INSTRUCTION » Could you copy exactly the lines from the start of the records through the one containing "import plotly.graph_objects as go", both included, and leave out the pictures?

DATA SUPPLIED »
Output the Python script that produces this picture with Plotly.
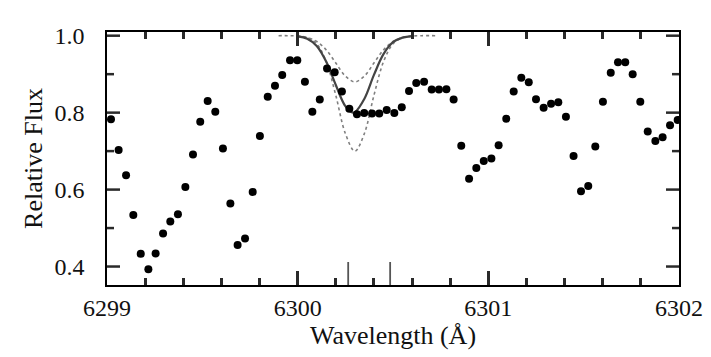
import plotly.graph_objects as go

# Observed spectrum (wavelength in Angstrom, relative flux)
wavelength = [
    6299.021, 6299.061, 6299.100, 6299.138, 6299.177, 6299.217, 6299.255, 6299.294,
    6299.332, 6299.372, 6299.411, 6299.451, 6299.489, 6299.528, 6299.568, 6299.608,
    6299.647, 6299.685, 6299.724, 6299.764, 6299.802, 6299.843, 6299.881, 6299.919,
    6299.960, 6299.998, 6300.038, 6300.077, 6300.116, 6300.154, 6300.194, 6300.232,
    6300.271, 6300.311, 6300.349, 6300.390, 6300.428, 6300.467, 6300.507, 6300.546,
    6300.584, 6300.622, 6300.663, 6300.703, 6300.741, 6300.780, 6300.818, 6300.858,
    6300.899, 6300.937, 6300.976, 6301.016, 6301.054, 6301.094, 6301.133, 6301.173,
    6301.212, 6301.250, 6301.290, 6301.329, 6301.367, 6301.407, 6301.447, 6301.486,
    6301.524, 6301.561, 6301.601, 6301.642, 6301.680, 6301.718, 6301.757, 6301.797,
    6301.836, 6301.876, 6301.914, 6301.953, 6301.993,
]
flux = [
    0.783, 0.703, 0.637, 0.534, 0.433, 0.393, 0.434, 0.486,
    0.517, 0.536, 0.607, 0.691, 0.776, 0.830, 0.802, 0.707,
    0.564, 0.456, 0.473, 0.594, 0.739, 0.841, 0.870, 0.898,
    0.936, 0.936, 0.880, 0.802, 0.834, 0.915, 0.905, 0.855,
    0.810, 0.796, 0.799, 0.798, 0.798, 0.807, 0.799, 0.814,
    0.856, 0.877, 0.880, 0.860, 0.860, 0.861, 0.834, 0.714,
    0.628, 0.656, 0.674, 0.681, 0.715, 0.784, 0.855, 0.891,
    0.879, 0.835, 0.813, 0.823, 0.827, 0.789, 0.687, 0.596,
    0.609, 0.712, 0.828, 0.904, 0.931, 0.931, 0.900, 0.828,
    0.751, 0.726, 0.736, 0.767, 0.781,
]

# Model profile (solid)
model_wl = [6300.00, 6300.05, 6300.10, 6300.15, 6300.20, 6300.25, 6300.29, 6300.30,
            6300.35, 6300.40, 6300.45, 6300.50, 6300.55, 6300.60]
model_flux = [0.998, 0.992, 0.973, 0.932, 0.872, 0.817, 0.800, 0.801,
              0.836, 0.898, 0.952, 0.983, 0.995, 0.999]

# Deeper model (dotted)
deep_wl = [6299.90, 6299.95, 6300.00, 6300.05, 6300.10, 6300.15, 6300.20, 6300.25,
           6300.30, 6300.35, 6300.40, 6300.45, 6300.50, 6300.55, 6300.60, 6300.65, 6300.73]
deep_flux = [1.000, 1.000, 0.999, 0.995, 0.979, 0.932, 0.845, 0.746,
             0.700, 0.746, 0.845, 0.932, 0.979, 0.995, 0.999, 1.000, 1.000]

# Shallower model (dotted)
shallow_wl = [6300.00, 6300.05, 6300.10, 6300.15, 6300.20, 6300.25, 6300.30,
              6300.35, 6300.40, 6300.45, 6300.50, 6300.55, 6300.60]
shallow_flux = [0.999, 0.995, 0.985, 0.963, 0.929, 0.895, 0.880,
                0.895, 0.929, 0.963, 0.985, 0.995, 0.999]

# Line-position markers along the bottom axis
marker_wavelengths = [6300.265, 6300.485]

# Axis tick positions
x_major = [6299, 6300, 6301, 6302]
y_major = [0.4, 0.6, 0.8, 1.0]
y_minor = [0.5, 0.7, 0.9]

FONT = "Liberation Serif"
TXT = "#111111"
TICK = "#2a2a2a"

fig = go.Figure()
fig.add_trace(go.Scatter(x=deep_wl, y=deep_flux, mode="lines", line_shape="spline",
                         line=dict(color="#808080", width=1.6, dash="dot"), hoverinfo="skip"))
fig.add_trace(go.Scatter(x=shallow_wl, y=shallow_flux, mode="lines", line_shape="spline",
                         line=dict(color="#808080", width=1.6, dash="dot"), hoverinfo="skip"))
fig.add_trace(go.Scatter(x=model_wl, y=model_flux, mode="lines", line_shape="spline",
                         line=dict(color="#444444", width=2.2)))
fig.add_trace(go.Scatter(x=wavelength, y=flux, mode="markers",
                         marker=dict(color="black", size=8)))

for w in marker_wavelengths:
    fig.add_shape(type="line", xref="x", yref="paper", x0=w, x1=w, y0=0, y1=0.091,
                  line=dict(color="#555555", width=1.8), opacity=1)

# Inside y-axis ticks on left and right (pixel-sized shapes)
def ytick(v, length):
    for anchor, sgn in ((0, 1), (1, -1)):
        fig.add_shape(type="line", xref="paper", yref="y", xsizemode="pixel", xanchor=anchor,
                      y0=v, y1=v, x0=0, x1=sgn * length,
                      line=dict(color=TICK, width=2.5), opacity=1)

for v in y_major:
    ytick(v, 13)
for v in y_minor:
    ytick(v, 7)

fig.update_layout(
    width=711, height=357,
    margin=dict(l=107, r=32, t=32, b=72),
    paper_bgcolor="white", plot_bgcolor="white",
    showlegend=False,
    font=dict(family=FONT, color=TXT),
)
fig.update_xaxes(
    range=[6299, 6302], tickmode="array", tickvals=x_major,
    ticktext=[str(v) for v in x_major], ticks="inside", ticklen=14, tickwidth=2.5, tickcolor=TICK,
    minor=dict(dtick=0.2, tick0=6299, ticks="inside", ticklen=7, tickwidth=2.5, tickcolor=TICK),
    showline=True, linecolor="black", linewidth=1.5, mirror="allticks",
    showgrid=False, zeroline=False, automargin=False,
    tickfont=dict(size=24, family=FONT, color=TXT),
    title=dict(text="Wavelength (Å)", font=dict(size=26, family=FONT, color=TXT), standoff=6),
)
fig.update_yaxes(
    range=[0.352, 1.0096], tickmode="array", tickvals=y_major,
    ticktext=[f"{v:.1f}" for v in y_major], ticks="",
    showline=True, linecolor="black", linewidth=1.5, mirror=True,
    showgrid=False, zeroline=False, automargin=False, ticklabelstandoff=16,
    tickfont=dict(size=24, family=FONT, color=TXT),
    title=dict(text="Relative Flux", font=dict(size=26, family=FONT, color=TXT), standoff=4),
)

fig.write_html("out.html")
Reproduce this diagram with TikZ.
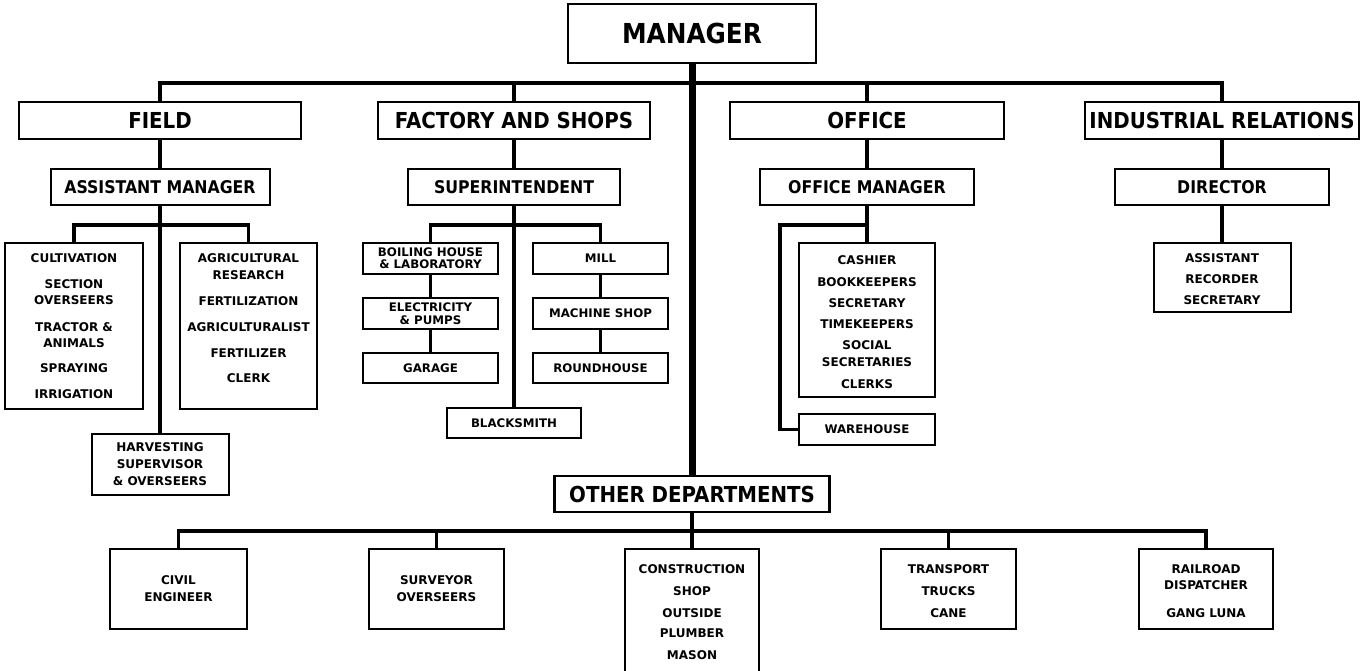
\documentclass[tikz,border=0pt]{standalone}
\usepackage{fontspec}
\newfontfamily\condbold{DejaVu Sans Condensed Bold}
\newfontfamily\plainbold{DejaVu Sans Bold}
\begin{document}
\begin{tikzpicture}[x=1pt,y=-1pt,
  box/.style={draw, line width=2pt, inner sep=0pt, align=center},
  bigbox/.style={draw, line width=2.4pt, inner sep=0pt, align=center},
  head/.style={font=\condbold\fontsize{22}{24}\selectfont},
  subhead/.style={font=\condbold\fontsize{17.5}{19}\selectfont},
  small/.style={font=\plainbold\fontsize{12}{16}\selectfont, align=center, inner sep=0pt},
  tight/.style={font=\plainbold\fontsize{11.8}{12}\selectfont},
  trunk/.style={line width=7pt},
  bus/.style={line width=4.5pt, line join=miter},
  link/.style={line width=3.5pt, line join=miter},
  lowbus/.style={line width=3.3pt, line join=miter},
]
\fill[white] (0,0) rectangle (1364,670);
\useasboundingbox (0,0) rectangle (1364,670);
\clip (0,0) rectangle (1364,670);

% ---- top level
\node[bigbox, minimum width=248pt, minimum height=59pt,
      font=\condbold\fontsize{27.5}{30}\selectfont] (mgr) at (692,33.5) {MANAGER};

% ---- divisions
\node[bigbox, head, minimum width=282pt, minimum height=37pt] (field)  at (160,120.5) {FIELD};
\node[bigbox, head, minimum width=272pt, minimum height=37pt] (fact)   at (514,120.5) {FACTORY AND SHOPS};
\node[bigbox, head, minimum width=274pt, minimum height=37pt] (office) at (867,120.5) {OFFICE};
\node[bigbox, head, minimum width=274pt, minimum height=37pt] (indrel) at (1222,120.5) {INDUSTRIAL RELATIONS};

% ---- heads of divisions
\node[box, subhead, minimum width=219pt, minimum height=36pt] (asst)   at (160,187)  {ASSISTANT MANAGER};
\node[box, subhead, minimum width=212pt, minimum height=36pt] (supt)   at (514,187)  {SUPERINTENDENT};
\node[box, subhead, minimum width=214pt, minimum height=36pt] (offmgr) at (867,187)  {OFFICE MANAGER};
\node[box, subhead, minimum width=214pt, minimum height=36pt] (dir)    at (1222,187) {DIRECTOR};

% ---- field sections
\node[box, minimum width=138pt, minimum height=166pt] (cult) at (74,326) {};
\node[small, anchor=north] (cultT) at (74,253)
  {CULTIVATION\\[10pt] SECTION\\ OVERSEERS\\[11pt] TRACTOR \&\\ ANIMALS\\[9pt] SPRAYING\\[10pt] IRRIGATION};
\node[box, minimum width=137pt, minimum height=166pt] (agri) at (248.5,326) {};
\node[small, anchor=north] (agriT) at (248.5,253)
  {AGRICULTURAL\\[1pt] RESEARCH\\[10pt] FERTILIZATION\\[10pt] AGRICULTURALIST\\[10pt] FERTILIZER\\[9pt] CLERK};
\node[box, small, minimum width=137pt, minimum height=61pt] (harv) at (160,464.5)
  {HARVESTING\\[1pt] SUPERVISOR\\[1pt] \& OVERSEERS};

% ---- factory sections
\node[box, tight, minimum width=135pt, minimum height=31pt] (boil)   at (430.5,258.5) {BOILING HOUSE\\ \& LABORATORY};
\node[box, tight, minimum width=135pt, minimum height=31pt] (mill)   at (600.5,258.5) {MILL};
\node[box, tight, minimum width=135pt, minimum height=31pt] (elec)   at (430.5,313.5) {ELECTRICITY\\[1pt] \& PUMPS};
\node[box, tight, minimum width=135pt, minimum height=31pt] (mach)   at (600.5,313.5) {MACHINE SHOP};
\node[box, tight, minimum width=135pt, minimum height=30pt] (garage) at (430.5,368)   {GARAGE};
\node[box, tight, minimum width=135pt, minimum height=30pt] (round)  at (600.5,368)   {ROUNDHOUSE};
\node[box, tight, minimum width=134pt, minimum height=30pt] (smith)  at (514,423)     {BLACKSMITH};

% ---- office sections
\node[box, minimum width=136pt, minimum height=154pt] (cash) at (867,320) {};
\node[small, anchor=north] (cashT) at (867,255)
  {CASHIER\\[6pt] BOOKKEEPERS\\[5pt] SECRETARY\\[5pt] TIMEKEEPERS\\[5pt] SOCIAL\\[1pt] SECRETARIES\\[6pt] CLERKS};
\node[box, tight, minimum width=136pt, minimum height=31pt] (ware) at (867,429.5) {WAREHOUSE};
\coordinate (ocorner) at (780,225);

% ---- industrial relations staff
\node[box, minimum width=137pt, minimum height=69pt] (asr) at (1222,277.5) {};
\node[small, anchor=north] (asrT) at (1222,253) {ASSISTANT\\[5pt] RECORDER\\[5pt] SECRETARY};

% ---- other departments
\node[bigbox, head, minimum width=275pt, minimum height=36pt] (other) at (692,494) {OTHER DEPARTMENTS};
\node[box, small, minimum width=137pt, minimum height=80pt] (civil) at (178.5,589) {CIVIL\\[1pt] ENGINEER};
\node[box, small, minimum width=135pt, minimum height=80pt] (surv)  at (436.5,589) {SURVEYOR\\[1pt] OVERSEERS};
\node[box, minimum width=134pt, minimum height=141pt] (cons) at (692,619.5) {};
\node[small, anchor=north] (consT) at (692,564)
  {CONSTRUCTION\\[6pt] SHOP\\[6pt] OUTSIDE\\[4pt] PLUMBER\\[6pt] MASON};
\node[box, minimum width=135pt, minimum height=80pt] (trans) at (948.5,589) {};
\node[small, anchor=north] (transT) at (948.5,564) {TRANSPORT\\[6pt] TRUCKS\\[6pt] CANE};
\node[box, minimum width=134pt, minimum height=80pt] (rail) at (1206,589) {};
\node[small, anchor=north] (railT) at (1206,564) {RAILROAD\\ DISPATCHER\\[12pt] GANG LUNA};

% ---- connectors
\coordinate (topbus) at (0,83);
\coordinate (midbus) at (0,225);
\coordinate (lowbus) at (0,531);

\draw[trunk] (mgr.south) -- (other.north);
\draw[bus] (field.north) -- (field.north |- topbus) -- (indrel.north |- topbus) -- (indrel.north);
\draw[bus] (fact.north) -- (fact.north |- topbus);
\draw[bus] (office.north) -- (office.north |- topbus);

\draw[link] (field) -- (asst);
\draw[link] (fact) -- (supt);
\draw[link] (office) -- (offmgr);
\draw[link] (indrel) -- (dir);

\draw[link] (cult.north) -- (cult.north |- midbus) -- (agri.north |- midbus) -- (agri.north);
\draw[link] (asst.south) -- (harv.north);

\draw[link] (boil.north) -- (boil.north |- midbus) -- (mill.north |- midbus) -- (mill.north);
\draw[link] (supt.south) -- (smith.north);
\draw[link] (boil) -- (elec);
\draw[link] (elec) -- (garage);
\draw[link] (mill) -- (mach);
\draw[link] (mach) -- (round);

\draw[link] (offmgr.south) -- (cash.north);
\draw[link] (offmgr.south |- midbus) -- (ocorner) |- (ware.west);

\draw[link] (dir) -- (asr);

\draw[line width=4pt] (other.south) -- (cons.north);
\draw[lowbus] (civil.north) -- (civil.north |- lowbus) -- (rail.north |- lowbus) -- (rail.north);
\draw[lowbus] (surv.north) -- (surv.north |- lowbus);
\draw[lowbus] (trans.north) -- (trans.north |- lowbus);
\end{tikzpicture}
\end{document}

WRITTEN ANSWER »
Output the Python script that produces this picture with Plotly.
import plotly.graph_objects as go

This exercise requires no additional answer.